I think I am missing something here and am not able to pinpoint the same. It would be great if you could help me in understanding it.

I haven’t checked your model or anything, this is just a general comment:

The CBOW or Skip-Gram model of Word2Vec is unlikely to yield high accuracies. Although both models are designed a word given a context, or vice versa, that’s the really the primary tasks – that is, you don’t use Word2Vec to predict a word or a context in practice.

A high accuracy would imply, say for CBOW, that given a context you can predict the word with high probability. Language is just the flexible for that to happen. Sure, you try to force the network to learn to predict the word but “only” to get useful word vectors.

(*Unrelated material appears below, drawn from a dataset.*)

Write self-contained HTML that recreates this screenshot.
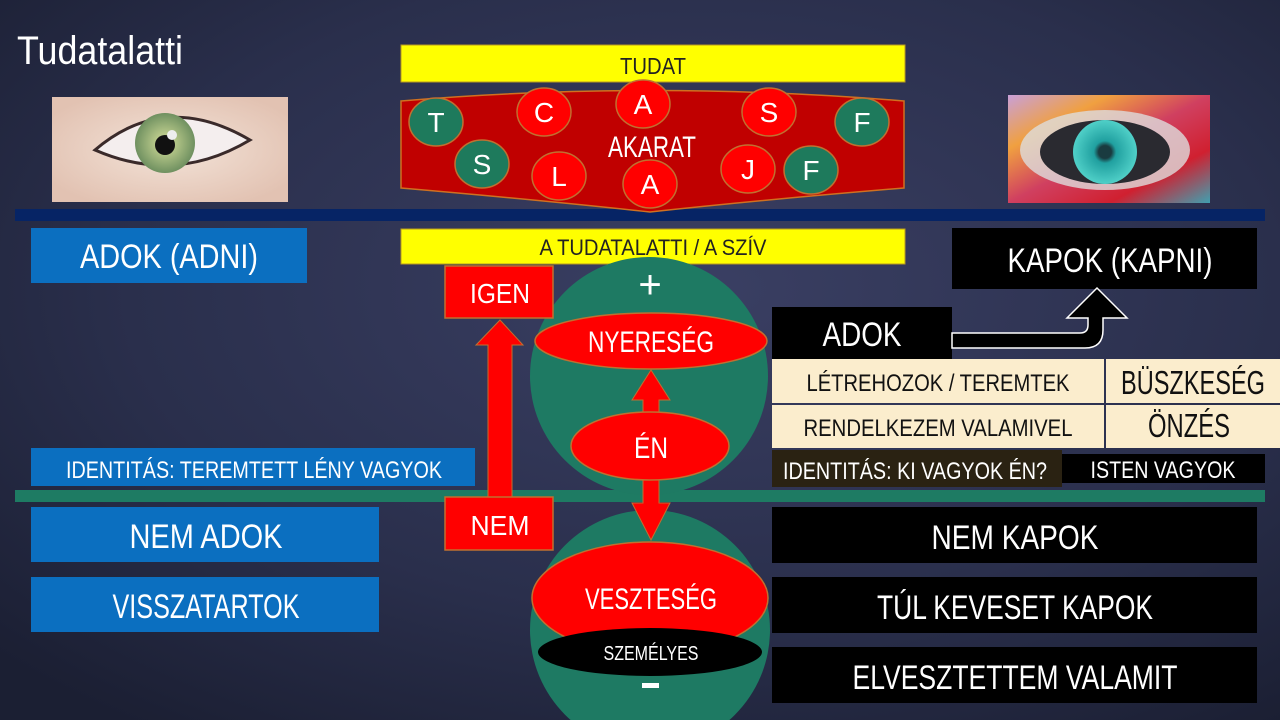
<!DOCTYPE html>
<html><head><meta charset="utf-8"><style>
html,body{margin:0;padding:0;width:1280px;height:720px;overflow:hidden;background:#23283f}
svg{display:block}
text{font-family:"Liberation Sans Narrow","Liberation Sans",sans-serif}
</style></head><body>
<svg width="1280" height="720" viewBox="0 0 1280 720" xmlns="http://www.w3.org/2000/svg">
<defs>
<radialGradient id="bg" cx="55%" cy="40%" r="75%">
<stop offset="0" stop-color="#3a3f63"/><stop offset="0.6" stop-color="#2a2f4c"/><stop offset="1" stop-color="#1b1f33"/>
</radialGradient>
<radialGradient id="skin" cx="50%" cy="50%" r="60%"><stop offset="0" stop-color="#f3e3d8"/><stop offset="1" stop-color="#e2c2b2"/></radialGradient>
<radialGradient id="iris1" cx="50%" cy="50%" r="50%"><stop offset="0.3" stop-color="#b8c98a"/><stop offset="1" stop-color="#6f9060"/></radialGradient>
<linearGradient id="rainbow" x1="0" y1="0" x2="1" y2="1">
<stop offset="0" stop-color="#c9a0d8"/><stop offset="0.25" stop-color="#f0a040"/><stop offset="0.5" stop-color="#d04060"/><stop offset="0.75" stop-color="#d02030"/><stop offset="1" stop-color="#40a0b0"/></linearGradient>
<radialGradient id="iris2" cx="50%" cy="50%" r="50%"><stop offset="0.2" stop-color="#1a3b40"/><stop offset="0.35" stop-color="#20a0a0"/><stop offset="1" stop-color="#50d0c8"/></radialGradient>
</defs>
<rect width="1280" height="720" fill="url(#bg)"/>

<text x="17" y="64" font-size="40" fill="#fff" textLength="166" lengthAdjust="spacingAndGlyphs">Tudatalatti</text>

<!-- left eye -->
<rect x="52" y="97" width="236" height="105" fill="url(#skin)"/>
<path d="M95 150 Q165 90 250 140 Q175 185 95 150Z" fill="#f4eeee" stroke="#3a2a2a" stroke-width="3"/>
<circle cx="165" cy="143" r="30" fill="url(#iris1)"/>
<circle cx="165" cy="145" r="10" fill="#111"/>
<circle cx="172" cy="135" r="5" fill="#eee"/>

<!-- right eye -->
<rect x="1008" y="95" width="202" height="108" fill="url(#rainbow)"/>
<ellipse cx="1105" cy="150" rx="85" ry="40" fill="#ddd" opacity="0.8"/>
<ellipse cx="1105" cy="152" rx="65" ry="32" fill="#2a2a30"/>
<circle cx="1105" cy="152" r="32" fill="url(#iris2)"/>

<!-- lines -->
<rect x="15" y="209" width="1250" height="12" fill="#062465"/>
<rect x="15" y="490" width="1250" height="12" fill="#1e7b63"/>

<!-- TUDAT -->
<rect x="401" y="45" width="504" height="37" fill="#ffff00" stroke="#b89a20" stroke-width="1"/>
<text x="653" y="74" font-size="23" fill="#222" text-anchor="middle" textLength="66" lengthAdjust="spacingAndGlyphs">TUDAT</text>

<!-- akarat shape -->
<path d="M401 101 Q650 80 904 101 L904 188 Q760 200 650 212 Q540 200 401 188 Z" fill="#c00000" stroke="#d07020" stroke-width="1.5"/>
<g stroke="#c07030" stroke-width="1.5" font-size="26" fill="#fff" text-anchor="middle">
<ellipse cx="436" cy="122" rx="27" ry="24" fill="#1e7a5c"/>
<ellipse cx="544" cy="112" rx="27" ry="24" fill="#ff0000"/>
<ellipse cx="643" cy="104" rx="27" ry="24" fill="#ff0000"/>
<ellipse cx="769" cy="112" rx="27" ry="24" fill="#ff0000"/>
<ellipse cx="862" cy="122" rx="27" ry="24" fill="#1e7a5c"/>
<ellipse cx="482" cy="164" rx="27" ry="24" fill="#1e7a5c"/>
<ellipse cx="559" cy="176" rx="27" ry="24" fill="#ff0000"/>
<ellipse cx="650" cy="184" rx="27" ry="24" fill="#ff0000"/>
<ellipse cx="748" cy="169" rx="27" ry="24" fill="#ff0000"/>
<ellipse cx="811" cy="170" rx="27" ry="24" fill="#1e7a5c"/>
</g>
<g font-size="28" fill="#fff" text-anchor="middle">
<text x="436" y="132">T</text><text x="544" y="122">C</text><text x="643" y="114">A</text>
<text x="769" y="122">S</text><text x="862" y="132">F</text><text x="482" y="174">S</text>
<text x="559" y="186">L</text><text x="650" y="194">A</text><text x="748" y="179">J</text><text x="811" y="180">F</text>
<text x="652" y="157" font-size="30" textLength="88" lengthAdjust="spacingAndGlyphs">AKARAT</text>
</g>

<!-- second row -->
<rect x="31" y="228" width="276" height="55" fill="#0b6fc0"/>
<text x="169" y="268" font-size="34" fill="#fff" text-anchor="middle" textLength="178" lengthAdjust="spacingAndGlyphs">ADOK (ADNI)</text>
<rect x="401" y="229" width="504" height="35" fill="#ffff00" stroke="#b89a20" stroke-width="1"/>
<text x="653" y="255" font-size="22" fill="#222" text-anchor="middle" textLength="227" lengthAdjust="spacingAndGlyphs">A TUDATALATTI / A SZÍV</text>
<rect x="952" y="228" width="305" height="61" fill="#000"/>
<text x="1110" y="272" font-size="34" fill="#fff" text-anchor="middle" textLength="205" lengthAdjust="spacingAndGlyphs">KAPOK (KAPNI)</text>

<!-- circles -->
<circle cx="649" cy="376" r="119" fill="#1e7a63"/>
<circle cx="650" cy="630" r="120" fill="#1e7a63"/>
<text x="650" y="298" font-size="40" fill="#fff" text-anchor="middle">+</text>
<rect x="642" y="683" width="17" height="5" fill="#fff"/>

<ellipse cx="651" cy="341" rx="116" ry="28" fill="#ff0000" stroke="#c07030" stroke-width="1.5"/>
<text x="651" y="352" font-size="30" fill="#fff" text-anchor="middle" textLength="126" lengthAdjust="spacingAndGlyphs">NYERESÉG</text>
<!-- up arrow between ÉN and NYERESÉG -->
<polygon points="643,413 643,400 632,400 651,370 670,400 659,400 659,413" fill="#ff0000" stroke="#c07030" stroke-width="1"/>
<!-- down arrow -->
<polygon points="643,478 659,478 659,503 670,503 651,540 632,503 643,503" fill="#ff0000" stroke="#c07030" stroke-width="1"/>
<ellipse cx="650" cy="446" rx="79" ry="34" fill="#ff0000" stroke="#c07030" stroke-width="1.5"/>
<text x="651" y="458" font-size="30" fill="#fff" text-anchor="middle" textLength="34" lengthAdjust="spacingAndGlyphs">ÉN</text>

<ellipse cx="650" cy="598" rx="118" ry="56" fill="#ff0000" stroke="#c07030" stroke-width="1.5"/>
<ellipse cx="650" cy="652" rx="112" ry="24" fill="#000"/>
<text x="651" y="609" font-size="30" fill="#fff" text-anchor="middle" textLength="132" lengthAdjust="spacingAndGlyphs">VESZTESÉG</text>
<text x="651" y="660" font-size="20" fill="#fff" text-anchor="middle" textLength="95" lengthAdjust="spacingAndGlyphs">SZEMÉLYES</text>

<!-- IGEN / NEM -->
<rect x="445" y="266" width="108" height="52" fill="#ff0000" stroke="#c07030" stroke-width="1.5"/>
<text x="500" y="303" font-size="28" fill="#fff" text-anchor="middle" textLength="60" lengthAdjust="spacingAndGlyphs">IGEN</text>
<polygon points="488,522 488,345 476,345 500,320 523,345 512,345 512,522" fill="#ff0000" stroke="#c07030" stroke-width="1"/>
<rect x="445" y="497" width="108" height="53" fill="#ff0000" stroke="#c07030" stroke-width="1.5"/>
<text x="500" y="535" font-size="28" fill="#fff" text-anchor="middle" textLength="59" lengthAdjust="spacingAndGlyphs">NEM</text>

<!-- left lower -->
<rect x="31" y="448" width="444" height="38" fill="#0b6fc0"/>
<text x="254" y="478" font-size="24" fill="#fff" text-anchor="middle" textLength="376" lengthAdjust="spacingAndGlyphs">IDENTITÁS: TEREMTETT LÉNY VAGYOK</text>
<rect x="31" y="507" width="348" height="55" fill="#0b6fc0"/>
<text x="206" y="548" font-size="34" fill="#fff" text-anchor="middle" textLength="153" lengthAdjust="spacingAndGlyphs">NEM ADOK</text>
<rect x="31" y="577" width="348" height="55" fill="#0b6fc0"/>
<text x="206" y="618" font-size="34" fill="#fff" text-anchor="middle" textLength="187" lengthAdjust="spacingAndGlyphs">VISSZATARTOK</text>

<!-- right -->
<rect x="772" y="307" width="180" height="52" fill="#000"/>
<text x="862" y="346" font-size="34" fill="#fff" text-anchor="middle" textLength="79" lengthAdjust="spacingAndGlyphs">ADOK</text>
<path d="M952 333 L1080 333 Q1088 333 1088 325 L1088 318 L1067 318 L1097 288 L1127 318 L1103 318 L1103 330 Q1103 348 1085 348 L952 348 Z" fill="#000" stroke="#fff" stroke-width="1.5"/>

<rect x="772" y="359" width="332" height="44" fill="#fbedcd"/>
<rect x="1106" y="359" width="174" height="44" fill="#fbedcd"/>
<rect x="772" y="405" width="332" height="43" fill="#fbedcd"/>
<rect x="1106" y="405" width="174" height="43" fill="#fbedcd"/>
<text x="938" y="391" font-size="24" fill="#111" text-anchor="middle" textLength="263" lengthAdjust="spacingAndGlyphs">LÉTREHOZOK / TEREMTEK</text>
<text x="938" y="436" font-size="24" fill="#111" text-anchor="middle" textLength="269" lengthAdjust="spacingAndGlyphs">RENDELKEZEM VALAMIVEL</text>
<text x="1193" y="394" font-size="33" fill="#111" text-anchor="middle" textLength="144" lengthAdjust="spacingAndGlyphs">BÜSZKESÉG</text>
<text x="1189" y="437" font-size="33" fill="#111" text-anchor="middle" textLength="82" lengthAdjust="spacingAndGlyphs">ÖNZÉS</text>

<rect x="772" y="450" width="290" height="37" fill="#2a2212"/>
<text x="915" y="479" font-size="24" fill="#fff" text-anchor="middle" textLength="264" lengthAdjust="spacingAndGlyphs">IDENTITÁS: KI VAGYOK ÉN?</text>
<rect x="1062" y="454" width="203" height="29" fill="#000"/>
<text x="1163" y="478" font-size="24" fill="#fff" text-anchor="middle" textLength="145" lengthAdjust="spacingAndGlyphs">ISTEN VAGYOK</text>

<rect x="772" y="507" width="485" height="56" fill="#000"/>
<text x="1015" y="549" font-size="34" fill="#fff" text-anchor="middle" textLength="167" lengthAdjust="spacingAndGlyphs">NEM KAPOK</text>
<rect x="772" y="577" width="485" height="56" fill="#000"/>
<text x="1015" y="619" font-size="34" fill="#fff" text-anchor="middle" textLength="276" lengthAdjust="spacingAndGlyphs">TÚL KEVESET KAPOK</text>
<rect x="772" y="647" width="485" height="56" fill="#000"/>
<text x="1015" y="689" font-size="34" fill="#fff" text-anchor="middle" textLength="325" lengthAdjust="spacingAndGlyphs">ELVESZTETTEM VALAMIT</text>
</svg>
</body></html>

In short, for Word2Vec – and for embedding solutions in general, I would assume, the absolute accuracy of the model is not really meaningful.

Thanks Chris,

The task I am training is given the context I am training the middle word (missing word). This I am doing on the summaries I scraped for a manga series. The end goal is to visualise the embeddings and look up a character and find similar words used for the character. I was using accuracy as a proxy of how good the model is in terms of generating the embeddings. The other way is to measure loss.
After training for 100 epochs I find that the loss is stagnating.
Also I generated embeddings and tried to visualise the words and find smilar words for few characters in the series. The results I found was suboptimal. I thought I am missing something in my model.